**Data block:**
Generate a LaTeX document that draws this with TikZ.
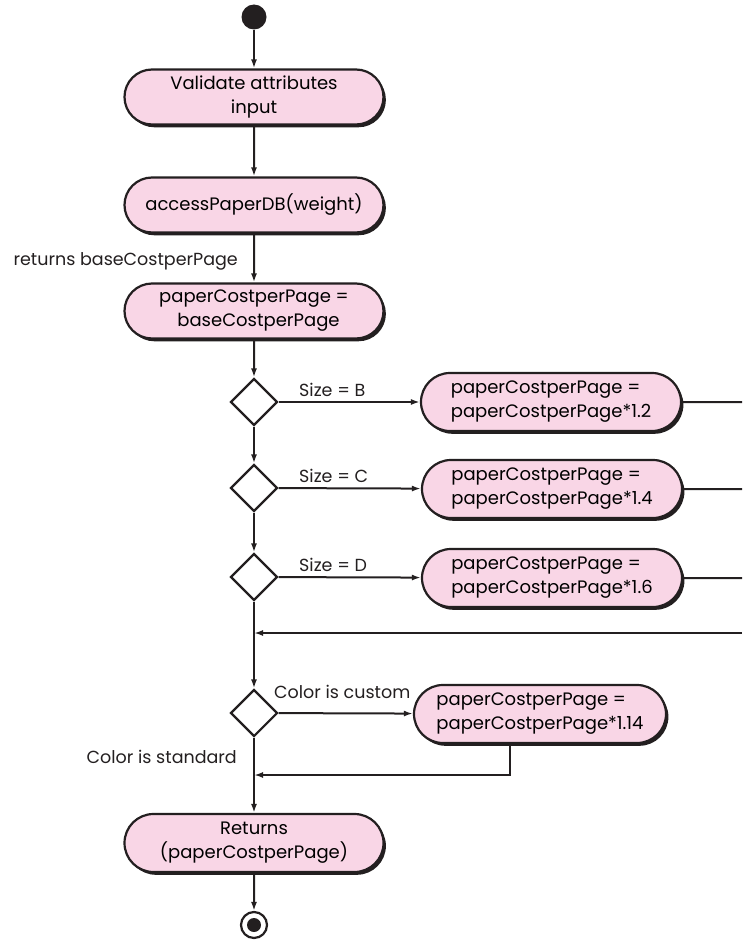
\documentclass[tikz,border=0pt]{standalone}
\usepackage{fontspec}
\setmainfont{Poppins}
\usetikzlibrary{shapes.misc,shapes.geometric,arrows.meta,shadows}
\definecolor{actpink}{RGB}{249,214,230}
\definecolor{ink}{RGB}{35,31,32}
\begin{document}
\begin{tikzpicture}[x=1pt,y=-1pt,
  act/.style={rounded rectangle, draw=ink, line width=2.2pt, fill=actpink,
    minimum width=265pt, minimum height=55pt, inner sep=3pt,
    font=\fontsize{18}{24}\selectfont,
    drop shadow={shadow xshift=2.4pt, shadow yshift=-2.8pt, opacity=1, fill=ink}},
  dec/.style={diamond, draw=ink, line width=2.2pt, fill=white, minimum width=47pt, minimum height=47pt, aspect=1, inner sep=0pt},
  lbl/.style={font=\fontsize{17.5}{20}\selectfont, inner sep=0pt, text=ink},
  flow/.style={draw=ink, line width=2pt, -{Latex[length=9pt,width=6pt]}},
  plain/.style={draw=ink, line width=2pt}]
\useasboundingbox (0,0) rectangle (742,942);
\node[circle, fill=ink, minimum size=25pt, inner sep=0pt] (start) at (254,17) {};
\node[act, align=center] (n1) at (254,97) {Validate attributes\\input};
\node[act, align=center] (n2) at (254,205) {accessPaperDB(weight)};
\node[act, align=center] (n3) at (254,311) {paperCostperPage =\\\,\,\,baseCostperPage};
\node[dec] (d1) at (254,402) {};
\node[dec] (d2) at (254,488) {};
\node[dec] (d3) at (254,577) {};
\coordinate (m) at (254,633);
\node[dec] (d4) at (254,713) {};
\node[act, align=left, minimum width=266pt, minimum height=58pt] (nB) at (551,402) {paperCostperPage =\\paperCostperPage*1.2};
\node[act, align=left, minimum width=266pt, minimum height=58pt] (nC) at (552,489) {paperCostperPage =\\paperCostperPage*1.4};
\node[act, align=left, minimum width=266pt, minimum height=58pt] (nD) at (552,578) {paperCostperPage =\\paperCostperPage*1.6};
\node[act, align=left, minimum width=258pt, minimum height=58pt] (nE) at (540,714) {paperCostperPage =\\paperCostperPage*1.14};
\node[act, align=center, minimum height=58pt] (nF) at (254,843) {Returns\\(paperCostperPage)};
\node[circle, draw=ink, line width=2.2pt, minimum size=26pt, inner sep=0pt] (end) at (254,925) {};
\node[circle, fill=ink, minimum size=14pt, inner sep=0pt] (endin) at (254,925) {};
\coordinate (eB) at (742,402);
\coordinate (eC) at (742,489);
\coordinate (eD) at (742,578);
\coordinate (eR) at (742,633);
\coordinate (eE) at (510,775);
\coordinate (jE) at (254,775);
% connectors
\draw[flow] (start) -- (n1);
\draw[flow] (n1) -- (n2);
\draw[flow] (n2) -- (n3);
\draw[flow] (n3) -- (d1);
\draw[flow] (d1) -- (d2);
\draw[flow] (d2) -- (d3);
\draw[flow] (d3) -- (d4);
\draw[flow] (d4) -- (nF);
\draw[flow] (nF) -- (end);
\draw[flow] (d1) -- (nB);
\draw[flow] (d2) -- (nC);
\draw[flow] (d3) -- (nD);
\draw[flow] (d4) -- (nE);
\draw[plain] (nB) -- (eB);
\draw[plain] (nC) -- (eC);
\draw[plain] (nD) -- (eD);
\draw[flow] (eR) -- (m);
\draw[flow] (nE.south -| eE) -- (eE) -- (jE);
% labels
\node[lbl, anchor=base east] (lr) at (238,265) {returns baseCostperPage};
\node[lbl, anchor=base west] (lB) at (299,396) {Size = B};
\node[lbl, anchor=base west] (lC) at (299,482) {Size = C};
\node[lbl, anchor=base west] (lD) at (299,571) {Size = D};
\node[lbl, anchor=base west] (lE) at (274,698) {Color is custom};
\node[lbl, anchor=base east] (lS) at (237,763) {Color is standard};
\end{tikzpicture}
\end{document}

**Written task:**
Each line of the data should be quoted exactly, with pictures left out.

**Answer to this task:**
Generate a LaTeX document that draws this with TikZ.
\documentclass[tikz,border=0pt]{standalone}
\usepackage{fontspec}
\setmainfont{Poppins}
\usetikzlibrary{shapes.misc,shapes.geometric,arrows.meta,shadows}
\definecolor{actpink}{RGB}{249,214,230}
\definecolor{ink}{RGB}{35,31,32}
\begin{document}
\begin{tikzpicture}[x=1pt,y=-1pt,
  act/.style={rounded rectangle, draw=ink, line width=2.2pt, fill=actpink,
    minimum width=265pt, minimum height=55pt, inner sep=3pt,
    font=\fontsize{18}{24}\selectfont,
    drop shadow={shadow xshift=2.4pt, shadow yshift=-2.8pt, opacity=1, fill=ink}},
  dec/.style={diamond, draw=ink, line width=2.2pt, fill=white, minimum width=47pt, minimum height=47pt, aspect=1, inner sep=0pt},
  lbl/.style={font=\fontsize{17.5}{20}\selectfont, inner sep=0pt, text=ink},
  flow/.style={draw=ink, line width=2pt, -{Latex[length=9pt,width=6pt]}},
  plain/.style={draw=ink, line width=2pt}]
\useasboundingbox (0,0) rectangle (742,942);
\node[circle, fill=ink, minimum size=25pt, inner sep=0pt] (start) at (254,17) {};
\node[act, align=center] (n1) at (254,97) {Validate attributes\\input};
\node[act, align=center] (n2) at (254,205) {accessPaperDB(weight)};
\node[act, align=center] (n3) at (254,311) {paperCostperPage =\\\,\,\,baseCostperPage};
\node[dec] (d1) at (254,402) {};
\node[dec] (d2) at (254,488) {};
\node[dec] (d3) at (254,577) {};
\coordinate (m) at (254,633);
\node[dec] (d4) at (254,713) {};
\node[act, align=left, minimum width=266pt, minimum height=58pt] (nB) at (551,402) {paperCostperPage =\\paperCostperPage*1.2};
\node[act, align=left, minimum width=266pt, minimum height=58pt] (nC) at (552,489) {paperCostperPage =\\paperCostperPage*1.4};
\node[act, align=left, minimum width=266pt, minimum height=58pt] (nD) at (552,578) {paperCostperPage =\\paperCostperPage*1.6};
\node[act, align=left, minimum width=258pt, minimum height=58pt] (nE) at (540,714) {paperCostperPage =\\paperCostperPage*1.14};
\node[act, align=center, minimum height=58pt] (nF) at (254,843) {Returns\\(paperCostperPage)};
\node[circle, draw=ink, line width=2.2pt, minimum size=26pt, inner sep=0pt] (end) at (254,925) {};
\node[circle, fill=ink, minimum size=14pt, inner sep=0pt] (endin) at (254,925) {};
\coordinate (eB) at (742,402);
\coordinate (eC) at (742,489);
\coordinate (eD) at (742,578);
\coordinate (eR) at (742,633);
\coordinate (eE) at (510,775);
\coordinate (jE) at (254,775);
% connectors
\draw[flow] (start) -- (n1);
\draw[flow] (n1) -- (n2);
\draw[flow] (n2) -- (n3);
\draw[flow] (n3) -- (d1);
\draw[flow] (d1) -- (d2);
\draw[flow] (d2) -- (d3);
\draw[flow] (d3) -- (d4);
\draw[flow] (d4) -- (nF);
\draw[flow] (nF) -- (end);
\draw[flow] (d1) -- (nB);
\draw[flow] (d2) -- (nC);
\draw[flow] (d3) -- (nD);
\draw[flow] (d4) -- (nE);
\draw[plain] (nB) -- (eB);
\draw[plain] (nC) -- (eC);
\draw[plain] (nD) -- (eD);
\draw[flow] (eR) -- (m);
\draw[flow] (nE.south -| eE) -- (eE) -- (jE);
% labels
\node[lbl, anchor=base east] (lr) at (238,265) {returns baseCostperPage};
\node[lbl, anchor=base west] (lB) at (299,396) {Size = B};
\node[lbl, anchor=base west] (lC) at (299,482) {Size = C};
\node[lbl, anchor=base west] (lD) at (299,571) {Size = D};
\node[lbl, anchor=base west] (lE) at (274,698) {Color is custom};
\node[lbl, anchor=base east] (lS) at (237,763) {Color is standard};
\end{tikzpicture}
\end{document}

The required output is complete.